-- SUPPLIED DATA start --
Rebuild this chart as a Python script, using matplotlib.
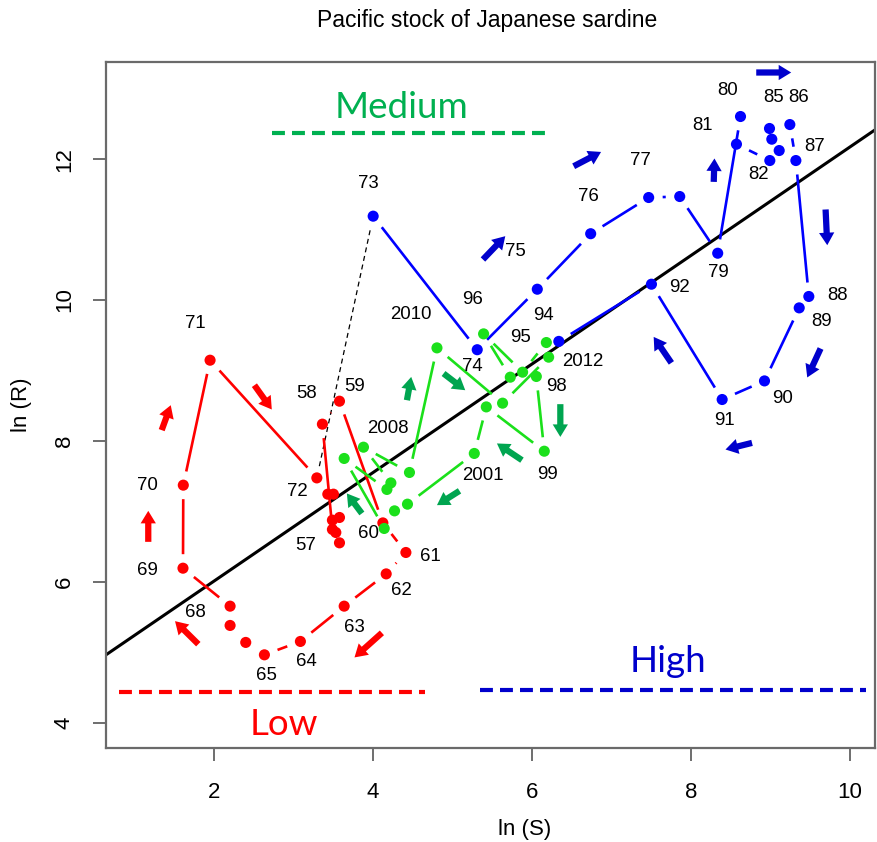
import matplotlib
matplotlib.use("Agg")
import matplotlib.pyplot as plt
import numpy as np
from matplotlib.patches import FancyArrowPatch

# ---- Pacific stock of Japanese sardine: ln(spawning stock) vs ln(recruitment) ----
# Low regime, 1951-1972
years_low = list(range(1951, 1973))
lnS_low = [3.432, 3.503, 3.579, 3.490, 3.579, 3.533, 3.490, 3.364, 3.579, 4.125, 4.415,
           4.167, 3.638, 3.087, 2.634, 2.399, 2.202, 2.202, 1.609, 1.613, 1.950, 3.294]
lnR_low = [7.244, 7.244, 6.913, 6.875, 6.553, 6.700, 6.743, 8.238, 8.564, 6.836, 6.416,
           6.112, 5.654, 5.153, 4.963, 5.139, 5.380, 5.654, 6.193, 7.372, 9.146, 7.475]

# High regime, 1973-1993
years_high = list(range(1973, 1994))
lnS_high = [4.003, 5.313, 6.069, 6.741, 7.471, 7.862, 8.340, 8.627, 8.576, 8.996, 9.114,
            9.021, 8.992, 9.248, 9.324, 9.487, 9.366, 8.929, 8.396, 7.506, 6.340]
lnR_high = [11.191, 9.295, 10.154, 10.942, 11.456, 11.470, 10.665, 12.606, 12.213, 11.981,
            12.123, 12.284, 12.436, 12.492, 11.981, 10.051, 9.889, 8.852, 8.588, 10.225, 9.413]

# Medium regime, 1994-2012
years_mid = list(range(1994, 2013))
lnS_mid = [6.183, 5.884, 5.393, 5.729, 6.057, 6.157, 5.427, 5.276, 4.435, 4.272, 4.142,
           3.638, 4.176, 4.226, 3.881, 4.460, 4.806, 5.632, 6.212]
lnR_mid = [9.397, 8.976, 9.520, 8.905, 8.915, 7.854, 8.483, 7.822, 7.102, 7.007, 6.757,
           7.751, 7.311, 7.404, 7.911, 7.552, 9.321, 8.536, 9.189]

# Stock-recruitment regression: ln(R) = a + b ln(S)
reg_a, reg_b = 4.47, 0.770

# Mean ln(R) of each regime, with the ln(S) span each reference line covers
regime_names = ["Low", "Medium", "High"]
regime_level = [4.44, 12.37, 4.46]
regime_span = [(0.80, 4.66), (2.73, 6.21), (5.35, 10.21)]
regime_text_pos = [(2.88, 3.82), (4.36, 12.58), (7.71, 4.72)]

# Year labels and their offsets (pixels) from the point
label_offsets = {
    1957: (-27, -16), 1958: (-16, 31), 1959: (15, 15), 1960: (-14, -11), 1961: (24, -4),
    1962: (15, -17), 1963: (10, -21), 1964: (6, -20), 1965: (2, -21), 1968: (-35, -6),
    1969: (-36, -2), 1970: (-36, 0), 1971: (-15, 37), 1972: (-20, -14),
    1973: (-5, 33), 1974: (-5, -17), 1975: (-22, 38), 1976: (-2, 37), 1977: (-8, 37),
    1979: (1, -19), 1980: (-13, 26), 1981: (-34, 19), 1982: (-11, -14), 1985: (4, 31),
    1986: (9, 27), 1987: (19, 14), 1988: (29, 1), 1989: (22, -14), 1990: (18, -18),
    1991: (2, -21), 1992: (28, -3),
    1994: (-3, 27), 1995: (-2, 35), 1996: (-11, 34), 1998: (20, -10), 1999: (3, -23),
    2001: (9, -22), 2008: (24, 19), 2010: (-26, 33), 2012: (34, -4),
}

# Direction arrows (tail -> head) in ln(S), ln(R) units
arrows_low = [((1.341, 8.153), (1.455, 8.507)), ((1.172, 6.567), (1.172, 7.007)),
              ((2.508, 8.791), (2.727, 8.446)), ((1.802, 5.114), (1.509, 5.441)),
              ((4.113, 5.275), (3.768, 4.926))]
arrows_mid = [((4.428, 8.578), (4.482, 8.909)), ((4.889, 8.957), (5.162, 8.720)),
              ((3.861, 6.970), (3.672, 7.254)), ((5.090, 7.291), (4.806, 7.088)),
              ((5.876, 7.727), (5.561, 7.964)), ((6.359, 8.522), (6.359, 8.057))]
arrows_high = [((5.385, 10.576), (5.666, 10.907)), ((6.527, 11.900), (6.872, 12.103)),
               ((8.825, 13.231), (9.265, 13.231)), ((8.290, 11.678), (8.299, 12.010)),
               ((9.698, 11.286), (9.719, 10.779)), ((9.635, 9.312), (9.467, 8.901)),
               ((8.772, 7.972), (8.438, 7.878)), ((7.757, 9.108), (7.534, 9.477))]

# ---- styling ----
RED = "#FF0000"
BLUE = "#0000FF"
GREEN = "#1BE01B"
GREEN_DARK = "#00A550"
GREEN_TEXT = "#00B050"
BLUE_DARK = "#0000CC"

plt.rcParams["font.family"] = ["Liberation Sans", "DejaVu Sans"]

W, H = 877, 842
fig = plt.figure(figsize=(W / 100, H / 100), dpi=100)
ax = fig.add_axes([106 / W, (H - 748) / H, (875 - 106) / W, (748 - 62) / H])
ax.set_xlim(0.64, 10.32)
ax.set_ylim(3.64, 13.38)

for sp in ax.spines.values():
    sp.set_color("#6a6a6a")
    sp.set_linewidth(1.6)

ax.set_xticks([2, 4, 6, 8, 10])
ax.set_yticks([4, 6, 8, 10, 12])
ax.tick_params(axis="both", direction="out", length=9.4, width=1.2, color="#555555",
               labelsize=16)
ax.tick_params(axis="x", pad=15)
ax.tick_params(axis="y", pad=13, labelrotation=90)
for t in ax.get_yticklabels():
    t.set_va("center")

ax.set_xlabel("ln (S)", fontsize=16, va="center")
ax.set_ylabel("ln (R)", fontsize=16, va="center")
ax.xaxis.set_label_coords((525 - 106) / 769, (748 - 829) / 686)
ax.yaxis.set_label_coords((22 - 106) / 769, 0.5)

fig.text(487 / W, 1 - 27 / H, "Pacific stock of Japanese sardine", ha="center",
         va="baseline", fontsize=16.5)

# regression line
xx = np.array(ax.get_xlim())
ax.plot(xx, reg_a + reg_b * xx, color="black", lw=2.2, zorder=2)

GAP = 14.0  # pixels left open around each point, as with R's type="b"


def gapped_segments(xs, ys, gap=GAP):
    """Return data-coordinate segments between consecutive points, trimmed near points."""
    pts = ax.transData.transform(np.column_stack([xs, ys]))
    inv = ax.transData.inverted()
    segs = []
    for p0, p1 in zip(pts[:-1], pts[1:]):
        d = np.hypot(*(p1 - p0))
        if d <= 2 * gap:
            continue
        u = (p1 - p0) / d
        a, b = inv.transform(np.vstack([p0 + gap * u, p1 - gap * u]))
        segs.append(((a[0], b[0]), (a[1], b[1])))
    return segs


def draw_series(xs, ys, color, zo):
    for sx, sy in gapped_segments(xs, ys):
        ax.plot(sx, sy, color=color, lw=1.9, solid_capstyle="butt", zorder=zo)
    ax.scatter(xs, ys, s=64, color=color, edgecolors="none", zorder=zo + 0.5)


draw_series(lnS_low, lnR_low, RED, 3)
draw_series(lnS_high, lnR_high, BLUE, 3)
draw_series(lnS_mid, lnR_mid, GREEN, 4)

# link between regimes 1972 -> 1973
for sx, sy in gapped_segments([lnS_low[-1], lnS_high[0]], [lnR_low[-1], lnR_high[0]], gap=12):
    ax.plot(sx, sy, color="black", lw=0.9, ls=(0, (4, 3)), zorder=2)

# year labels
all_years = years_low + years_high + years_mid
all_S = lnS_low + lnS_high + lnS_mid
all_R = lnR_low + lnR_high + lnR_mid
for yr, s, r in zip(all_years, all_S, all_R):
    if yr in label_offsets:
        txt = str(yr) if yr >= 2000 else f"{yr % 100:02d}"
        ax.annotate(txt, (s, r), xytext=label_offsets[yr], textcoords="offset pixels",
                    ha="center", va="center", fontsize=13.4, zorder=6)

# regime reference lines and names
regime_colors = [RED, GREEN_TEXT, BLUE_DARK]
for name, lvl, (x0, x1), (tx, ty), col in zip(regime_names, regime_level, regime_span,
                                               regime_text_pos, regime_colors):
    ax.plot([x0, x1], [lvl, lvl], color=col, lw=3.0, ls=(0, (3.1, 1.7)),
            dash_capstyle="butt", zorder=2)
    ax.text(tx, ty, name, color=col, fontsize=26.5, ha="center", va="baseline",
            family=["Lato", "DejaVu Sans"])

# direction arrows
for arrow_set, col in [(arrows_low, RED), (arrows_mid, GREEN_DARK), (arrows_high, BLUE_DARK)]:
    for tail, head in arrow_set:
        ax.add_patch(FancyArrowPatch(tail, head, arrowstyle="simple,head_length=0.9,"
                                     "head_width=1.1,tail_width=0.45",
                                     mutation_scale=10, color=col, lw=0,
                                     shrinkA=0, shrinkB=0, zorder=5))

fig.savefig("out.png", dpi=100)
-- SUPPLIED DATA end --
-- SUPPLIED DATA start --
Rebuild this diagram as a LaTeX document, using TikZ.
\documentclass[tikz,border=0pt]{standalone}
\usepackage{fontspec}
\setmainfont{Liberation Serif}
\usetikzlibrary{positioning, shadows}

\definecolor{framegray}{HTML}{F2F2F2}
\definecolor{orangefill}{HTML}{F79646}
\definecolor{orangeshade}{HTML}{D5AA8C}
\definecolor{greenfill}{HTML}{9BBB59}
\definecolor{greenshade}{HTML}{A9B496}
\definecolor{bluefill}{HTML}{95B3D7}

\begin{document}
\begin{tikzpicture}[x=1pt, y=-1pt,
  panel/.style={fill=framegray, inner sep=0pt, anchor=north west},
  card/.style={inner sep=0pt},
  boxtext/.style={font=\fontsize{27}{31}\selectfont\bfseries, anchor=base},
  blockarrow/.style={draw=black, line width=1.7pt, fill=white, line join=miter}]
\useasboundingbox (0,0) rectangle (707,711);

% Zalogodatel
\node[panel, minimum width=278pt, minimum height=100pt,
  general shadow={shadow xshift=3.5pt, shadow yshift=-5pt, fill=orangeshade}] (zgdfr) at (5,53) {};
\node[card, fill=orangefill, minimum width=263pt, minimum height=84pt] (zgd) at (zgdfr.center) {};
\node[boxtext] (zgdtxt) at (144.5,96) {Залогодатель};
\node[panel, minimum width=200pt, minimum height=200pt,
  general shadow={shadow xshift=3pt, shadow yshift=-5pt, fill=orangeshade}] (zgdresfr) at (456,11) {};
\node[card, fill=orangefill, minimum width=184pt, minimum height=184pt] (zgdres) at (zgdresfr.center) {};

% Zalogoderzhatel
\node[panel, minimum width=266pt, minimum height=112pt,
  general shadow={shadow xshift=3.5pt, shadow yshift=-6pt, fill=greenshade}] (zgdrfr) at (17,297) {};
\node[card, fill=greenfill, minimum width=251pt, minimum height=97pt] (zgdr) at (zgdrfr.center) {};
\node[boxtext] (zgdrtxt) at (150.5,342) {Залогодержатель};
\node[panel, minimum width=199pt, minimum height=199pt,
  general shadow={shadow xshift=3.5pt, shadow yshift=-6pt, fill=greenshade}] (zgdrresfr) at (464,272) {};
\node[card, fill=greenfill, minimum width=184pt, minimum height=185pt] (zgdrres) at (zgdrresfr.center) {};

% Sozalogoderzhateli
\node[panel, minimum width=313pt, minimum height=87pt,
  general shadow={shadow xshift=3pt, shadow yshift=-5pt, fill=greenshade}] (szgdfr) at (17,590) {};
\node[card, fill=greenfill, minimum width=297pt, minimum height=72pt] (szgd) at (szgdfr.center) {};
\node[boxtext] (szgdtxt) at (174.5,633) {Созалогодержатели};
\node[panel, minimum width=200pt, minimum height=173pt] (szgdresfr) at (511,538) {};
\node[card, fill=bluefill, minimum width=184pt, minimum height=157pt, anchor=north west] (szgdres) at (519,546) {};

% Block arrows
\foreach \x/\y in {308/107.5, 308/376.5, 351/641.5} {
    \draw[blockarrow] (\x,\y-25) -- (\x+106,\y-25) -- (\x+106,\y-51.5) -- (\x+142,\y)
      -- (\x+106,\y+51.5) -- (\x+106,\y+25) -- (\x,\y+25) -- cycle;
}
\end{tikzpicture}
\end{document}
-- SUPPLIED DATA end --
-- SUPPLIED DATA start --
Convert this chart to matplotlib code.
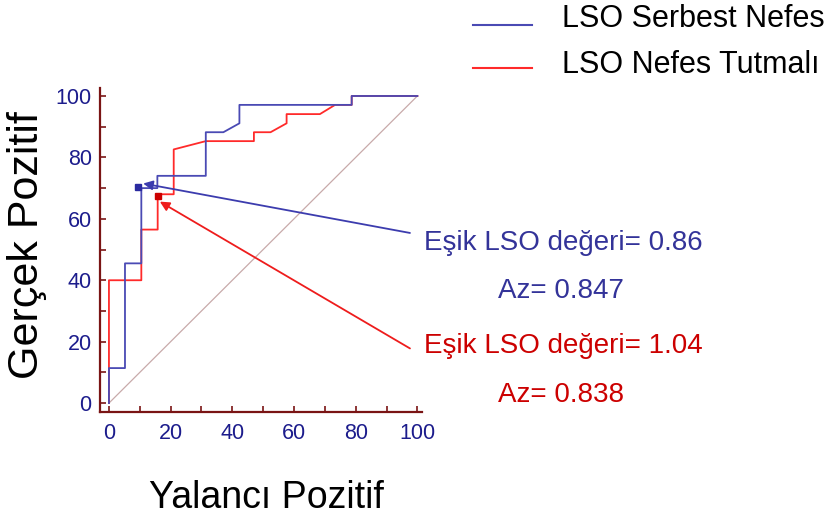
-- SUPPLIED DATA end --
EXERCISE AIM = Leave out the pictures, and copy only the lines from the one holding "Rebuild this chart" through the one holding "8.588, 10.225, 9.413]", exactly as written.

ANSWER FOR THIS EXERCISE =
Rebuild this chart as a Python script, using matplotlib.
import matplotlib
matplotlib.use("Agg")
import matplotlib.pyplot as plt
import numpy as np
from matplotlib.patches import FancyArrowPatch

# ---- Pacific stock of Japanese sardine: ln(spawning stock) vs ln(recruitment) ----
# Low regime, 1951-1972
years_low = list(range(1951, 1973))
lnS_low = [3.432, 3.503, 3.579, 3.490, 3.579, 3.533, 3.490, 3.364, 3.579, 4.125, 4.415,
           4.167, 3.638, 3.087, 2.634, 2.399, 2.202, 2.202, 1.609, 1.613, 1.950, 3.294]
lnR_low = [7.244, 7.244, 6.913, 6.875, 6.553, 6.700, 6.743, 8.238, 8.564, 6.836, 6.416,
           6.112, 5.654, 5.153, 4.963, 5.139, 5.380, 5.654, 6.193, 7.372, 9.146, 7.475]

# High regime, 1973-1993
years_high = list(range(1973, 1994))
lnS_high = [4.003, 5.313, 6.069, 6.741, 7.471, 7.862, 8.340, 8.627, 8.576, 8.996, 9.114,
            9.021, 8.992, 9.248, 9.324, 9.487, 9.366, 8.929, 8.396, 7.506, 6.340]
lnR_high = [11.191, 9.295, 10.154, 10.942, 11.456, 11.470, 10.665, 12.606, 12.213, 11.981,
            12.123, 12.284, 12.436, 12.492, 11.981, 10.051, 9.889, 8.852, 8.588, 10.225, 9.413]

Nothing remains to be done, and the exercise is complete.